Sunday 09 May 2021

News Analysed, Opinions Expressed

Thinking Freely

Is Indian Corporatism the Fascism?

 

I present here some of the classic features of a fascist society and contend that they very much apply to today's India. Are we willing to accept this ?



With the unilateral abrogation of Article 370 in J&K, with the State going after individuals calling them Urban Naxals and Maoists, with dissenters being detained indefinitely under UAPA and POTA without trial, with the State getting obsessed with crime and punishment of individuals as in the Sushant Singh Rajput case selectively as against the Hathras rape or violence case, with five teams investigating the SSR case as against no investigation of Dr Dabholkar, Kalburgi, Pansare and Gauri Lankesh case  – whatever 50-50 liberal democracy Bharat had since 1947 (with an exception of a brief period of declared emergency in 1975) is now as good or bad as vanished.

We now need to understand the fabric of fascism.

Future holds fascism – at least reasonably foreseeable future of India. Any denial of this from Indians would be Ostrich mentality or plain cowardice!

Interesting as it might sound, reality seems to have a leftist bias. Or at least a centrist bias. That is why the left of centre leadership around the world and in India too never needed to generate a solipsistic reality or an alternate reality.

Nehru or Gandhi never falsified history. They never needed to generate alternate narratives. They never needed to hard sell alternate reality to the masses through controlled mass media, dedicated news channels, dedicated literature, rewriting of history, an army of social media trolls and elimination of intellectuals who resist this generation of alternate reality.

This is one interesting aspect of the fabric of fascism. Reality never supports it. So an alternate reality has to be generated and hard sold to the voting masses.

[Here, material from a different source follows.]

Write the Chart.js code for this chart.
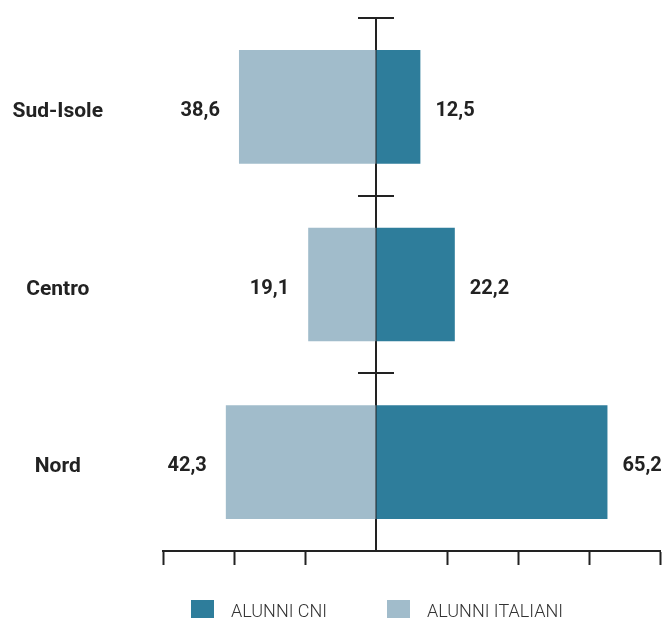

There is yet another aspect. Corporatism.

Benito Mussolini, the father of Fascism once said, “Fascism should be more appropriately called Corporatism because it is a merger of State and Corporate power.”

The ever widening gap between the rich and the poor in current India, the dismal ranking of India behind Pakistan and Bangladesh in Hunger Index, the agony of the agitating farmers – all indicate corporatism.

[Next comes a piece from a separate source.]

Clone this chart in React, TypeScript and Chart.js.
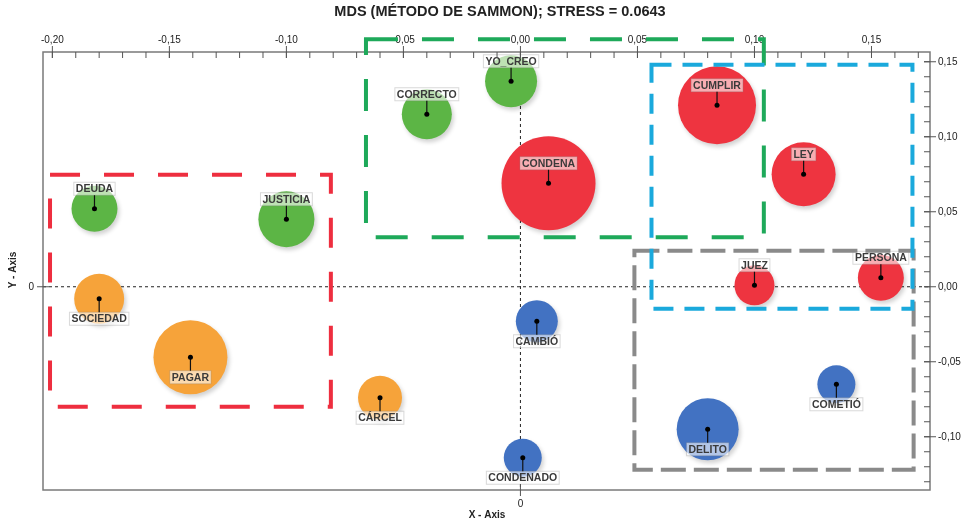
import React, { useEffect, useRef } from 'react';
import { Chart, registerables } from 'chart.js';

Chart.register(...registerables);

// ---------- data ----------
const WORDS = ['YO_CREO', 'CORRECTO', 'CONDENA', 'CUMPLIR', 'LEY', 'DEUDA', 'JUSTICIA', 'SOCIEDAD', 'PAGAR', 'CÁRCEL', 'CAMBIÓ', 'CONDENADO', 'JUEZ', 'PERSONA', 'COMETIÓ', 'DELITO'];
const X_VALUES = [-0.004, -0.040, 0.012, 0.084, 0.121, -0.182, -0.100, -0.180, -0.141, -0.060, 0.007, 0.001, 0.100, 0.154, 0.135, 0.080];
const Y_VALUES = [0.137, 0.115, 0.069, 0.121, 0.075, 0.052, 0.045, -0.008, -0.047, -0.074, -0.023, -0.114, 0.001, 0.006, -0.065, -0.095];
const SIZES = [26, 25, 47, 39, 32, 23, 28, 25, 37, 22, 21, 19, 20, 23, 19, 31];
const GROUPS = ['green', 'green', 'red', 'red', 'red', 'green', 'green', 'orange', 'orange', 'orange', 'blue', 'blue', 'red', 'red', 'blue', 'blue'];
const LABEL_SIDE = ['up', 'up', 'up', 'up', 'up', 'up', 'up', 'down', 'down', 'down', 'down', 'down', 'up', 'up', 'down', 'down'];

const GROUP_NAMES = ['green', 'red', 'orange', 'blue'];
const GROUP_COLORS: Record<string, string> = { green: '#5cb545', red: '#ee3440', orange: '#f6a33a', blue: '#4272c2' };

// cluster boxes (data units)
const BOX_X1 = [-0.201, -0.066, 0.0487, 0.056];
const BOX_X2 = [-0.081, 0.104, 0.168, 0.1675];
const BOX_Y1 = [0.0747, 0.165, 0.024, 0.148];
const BOX_Y2 = [-0.080, 0.033, -0.122, -0.0147];
const BOX_COLORS = ['#ee2e3f', '#1ea95a', '#8a8a8a', '#1aa9dc'];
const BOX_DASH = [[30, 24], [32, 24], [25, 8], [20, 11]];

// axis ranges and ticks
const X_MIN = -0.204;
const X_MAX = 0.175;
const Y_MIN = -0.1355;
const Y_MAX = 0.1565;
const TOP_TICKS = [-0.20, -0.15, -0.10, -0.05, 0.0, 0.05, 0.10, 0.15];
const RIGHT_TICKS = [-0.10, -0.05, 0.0, 0.05, 0.10, 0.15];
const TOP_MINOR = [-0.20, -0.19, -0.18, -0.17, -0.16, -0.15, -0.14, -0.13, -0.12, -0.11, -0.10, -0.09, -0.08, -0.07, -0.06, -0.05, -0.04, -0.03, -0.02, -0.01, 0.0, 0.01, 0.02, 0.03, 0.04, 0.05, 0.06, 0.07, 0.08, 0.09, 0.10, 0.11, 0.12, 0.13, 0.14, 0.15, 0.16, 0.17];
const RIGHT_MINOR = [-0.13, -0.12, -0.11, -0.10, -0.09, -0.08, -0.07, -0.06, -0.05, -0.04, -0.03, -0.02, -0.01, 0.0, 0.01, 0.02, 0.03, 0.04, 0.05, 0.06, 0.07, 0.08, 0.09, 0.10, 0.11, 0.12, 0.13, 0.14, 0.15];
const BOTTOM_TICKS = [0];
const LEFT_TICKS = [0];

const TITLE = 'MDS (MÉTODO DE SAMMON); STRESS = 0.0643';
const X_TITLE = 'X - Axis';
const Y_TITLE = 'Y - Axis';

const FONT = '"Liberation Sans", Arial, sans-serif';

const fmtComma = (v: number) => (Math.abs(v) < 1e-9 ? '0,00' : v.toFixed(2).replace('.', ','));

export default function App() {
  const ref = useRef<HTMLCanvasElement | null>(null);

  useEffect(() => {
    document.body.style.margin = '0';
    const canvas = ref.current;
    if (!canvas) return;

    const datasets = GROUP_NAMES.map((g) => {
      const idx = WORDS.map((_, i) => i).filter((i) => GROUPS[i] === g);
      return {
        label: g,
        data: idx.map((i) => ({ x: X_VALUES[i], y: Y_VALUES[i], r: SIZES[i], word: WORDS[i], side: LABEL_SIDE[i] })),
        backgroundColor: GROUP_COLORS[g],
        borderWidth: 0,
        hoverRadius: 0,
      };
    });

    const setTicks = (arr: number[]) => (s: any) => {
      s.ticks = arr.map((v) => ({ value: v }));
    };

    const tickFont = { family: FONT, size: 10 };

    const decor = {
      id: 'decor',
      beforeDatasetsDraw(chart: any) {
        const { ctx, chartArea: a, scales } = chart;
        const x0 = scales.x.getPixelForValue(0);
        const y0 = scales.y.getPixelForValue(0);
        ctx.save();
        ctx.strokeStyle = '#222';
        ctx.lineWidth = 1;
        ctx.setLineDash([3, 3]);
        ctx.beginPath();
        ctx.moveTo(x0, a.top);
        ctx.lineTo(x0, a.bottom);
        ctx.moveTo(a.left, y0);
        ctx.lineTo(a.right, y0);
        ctx.stroke();
        ctx.restore();
      },
      beforeDatasetDraw(chart: any) {
        const ctx = chart.ctx;
        ctx.save();
        ctx.shadowColor = 'rgba(0,0,0,0.18)';
        ctx.shadowBlur = 4;
        ctx.shadowOffsetX = 2;
        ctx.shadowOffsetY = 3;
      },
      afterDatasetDraw(chart: any) {
        chart.ctx.restore();
      },
      afterDatasetsDraw(chart: any) {
        const { ctx } = chart;
        ctx.save();
        chart.data.datasets.forEach((ds: any, di: number) => {
          const meta = chart.getDatasetMeta(di);
          meta.data.forEach((el: any, pi: number) => {
            const d = ds.data[pi];
            const px = el.x;
            const py = el.y;
            ctx.font = `bold 10.5px ${FONT}`;
            const w = ctx.measureText(d.word).width;
            const h = 11;
            const cy = d.side === 'up' ? py - 20 : py + 20;
            ctx.fillStyle = 'rgba(255,255,255,0.6)';
            ctx.fillRect(px - w / 2 - 2, cy - h / 2 - 1, w + 4, h + 2);
            ctx.strokeStyle = 'rgba(130,130,130,0.3)';
            ctx.lineWidth = 1;
            ctx.strokeRect(px - w / 2 - 2, cy - h / 2 - 1, w + 4, h + 2);
            ctx.strokeStyle = '#111';
            ctx.lineWidth = 1.2;
            ctx.beginPath();
            ctx.moveTo(px, py);
            ctx.lineTo(px, d.side === 'up' ? cy + h / 2 + 1 : cy - h / 2 - 1);
            ctx.stroke();
            ctx.fillStyle = '#3a3a3a';
            ctx.textAlign = 'center';
            ctx.textBaseline = 'middle';
            ctx.fillText(d.word, px, cy + 0.5);
            ctx.fillStyle = '#000';
            ctx.beginPath();
            ctx.arc(px, py, 2.5, 0, Math.PI * 2);
            ctx.fill();
          });
        });
        ctx.restore();
      },
      afterDraw(chart: any) {
        const { ctx, chartArea: a, scales } = chart;
        ctx.save();
        // frame
        ctx.strokeStyle = '#7a7a7a';
        ctx.lineWidth = 1.5;
        ctx.strokeRect(a.left, a.top, a.right - a.left, a.bottom - a.top);
        // ticks
        ctx.strokeStyle = '#555';
        ctx.lineWidth = 1;
        ctx.beginPath();
        TOP_MINOR.forEach((v) => {
          const x = scales.x2.getPixelForValue(v);
          ctx.moveTo(x, a.top);
          ctx.lineTo(x, a.top + 6);
        });
        TOP_TICKS.forEach((v) => {
          const x = scales.x2.getPixelForValue(v);
          ctx.moveTo(x, a.top - 6);
          ctx.lineTo(x, a.top + 6);
        });
        RIGHT_MINOR.forEach((v) => {
          const y = scales.y2.getPixelForValue(v);
          ctx.moveTo(a.right - 6, y);
          ctx.lineTo(a.right, y);
        });
        RIGHT_TICKS.forEach((v) => {
          const y = scales.y2.getPixelForValue(v);
          ctx.moveTo(a.right - 6, y);
          ctx.lineTo(a.right + 6, y);
        });
        LEFT_TICKS.forEach((v) => {
          const y = scales.y.getPixelForValue(v);
          ctx.moveTo(a.left - 6, y);
          ctx.lineTo(a.left + 6, y);
        });
        BOTTOM_TICKS.forEach((v) => {
          const x = scales.x.getPixelForValue(v);
          ctx.moveTo(x, a.bottom - 6);
          ctx.lineTo(x, a.bottom + 6);
        });
        ctx.stroke();
        // cluster boxes
        ctx.lineWidth = 4;
        BOX_X1.forEach((_, i) => {
          const x1 = scales.x.getPixelForValue(BOX_X1[i]);
          const x2 = scales.x.getPixelForValue(BOX_X2[i]);
          const y1 = scales.y.getPixelForValue(BOX_Y1[i]);
          const y2 = scales.y.getPixelForValue(BOX_Y2[i]);
          ctx.strokeStyle = BOX_COLORS[i];
          ctx.setLineDash(BOX_DASH[i]);
          ctx.strokeRect(x1, y1, x2 - x1, y2 - y1);
        });
        ctx.setLineDash([]);
        // titles
        ctx.fillStyle = '#222';
        ctx.textAlign = 'center';
        ctx.textBaseline = 'middle';
        ctx.font = `bold 14.5px ${FONT}`;
        ctx.fillText(TITLE, 500, 12);
        ctx.font = `bold 10px ${FONT}`;
        ctx.fillText(X_TITLE, 487, 515);
        ctx.translate(13, 270);
        ctx.rotate(-Math.PI / 2);
        ctx.fillText(Y_TITLE, 0, 0);
        ctx.restore();
      },
    };

    const chart = new Chart(canvas, {
      type: 'bubble',
      data: { datasets: datasets as any },
      options: {
        animation: false,
        responsive: false,
        maintainAspectRatio: false,
        layout: { padding: 0, autoPadding: false },
        plugins: { legend: { display: false }, tooltip: { enabled: false }, title: { display: false } },
        scales: {
          x: {
            type: 'linear', position: 'bottom', min: X_MIN, max: X_MAX,
            afterBuildTicks: setTicks(BOTTOM_TICKS), afterFit: (s: any) => { s.height = 33; },
            grid: { display: false, drawTicks: false }, border: { display: false },
            ticks: { padding: 8, font: tickFont, color: '#222', autoSkip: false, maxRotation: 0, callback: (v: any) => String(v) },
          },
          x2: {
            type: 'linear', position: 'top', min: X_MIN, max: X_MAX,
            afterBuildTicks: setTicks(TOP_TICKS), afterFit: (s: any) => { s.height = 52; },
            grid: { display: false, drawTicks: false }, border: { display: false },
            ticks: { padding: 6, font: tickFont, color: '#222', autoSkip: false, maxRotation: 0, callback: (v: any) => fmtComma(Number(v)) },
          },
          y: {
            type: 'linear', position: 'left', min: Y_MIN, max: Y_MAX,
            afterBuildTicks: setTicks(LEFT_TICKS), afterFit: (s: any) => { s.width = 43; },
            grid: { display: false, drawTicks: false }, border: { display: false },
            ticks: { padding: 9, font: tickFont, color: '#222', autoSkip: false, callback: (v: any) => String(v) },
          },
          y2: {
            type: 'linear', position: 'right', min: Y_MIN, max: Y_MAX,
            afterBuildTicks: setTicks(RIGHT_TICKS), afterFit: (s: any) => { s.width = 42; },
            grid: { display: false, drawTicks: false }, border: { display: false },
            ticks: { padding: 8, font: tickFont, color: '#222', autoSkip: false, callback: (v: any) => fmtComma(Number(v)) },
          },
        },
      } as any,
      plugins: [decor],
    });

    return () => chart.destroy();
  }, []);

  return (
    <div style={{ width: 972, height: 523 }}>
      <canvas ref={ref} width={972} height={523} />
    </div>
  );
}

Weakening cognitive fortification against propaganda, pseudoscience and general falsehood is another aspect of the fascist fabric. Through systematic mind manipulation, fascism makes the people complicit in its agenda of achieving homogenisation of thought, behaviour and emotions of a civilization. Thereby fascism alters the very fundamentals of a civilization. It redefines civility – just as it redefines morality and justice.

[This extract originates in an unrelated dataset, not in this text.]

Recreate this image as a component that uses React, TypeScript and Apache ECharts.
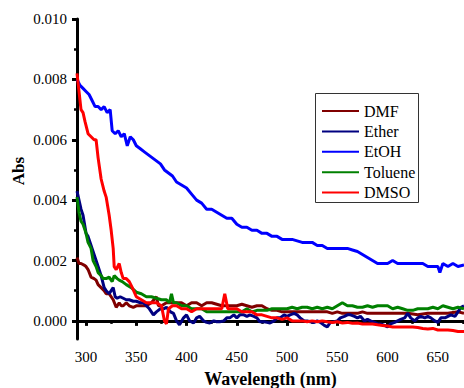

Abandonment of the Constitution, because the Indian Constitution does not permit any change in its basic secular doctrine is another sign of fascism. Without intertwining religion with state power, it is impossible to achieve the cognitive deficiency in the general population that is necessary to bulldoze the fascist agenda. Such abandonment of the Constitution takes away the freedom from the lowest who need it most; and hands it over to the highest or the wealthiest who already had it. The wealthy, in turn, strengthen the fascist system that hands over the freedom to them.

Freedom and its quality itself is redefined in this manner – and the people are convinced that such redefinition is the need of the hour.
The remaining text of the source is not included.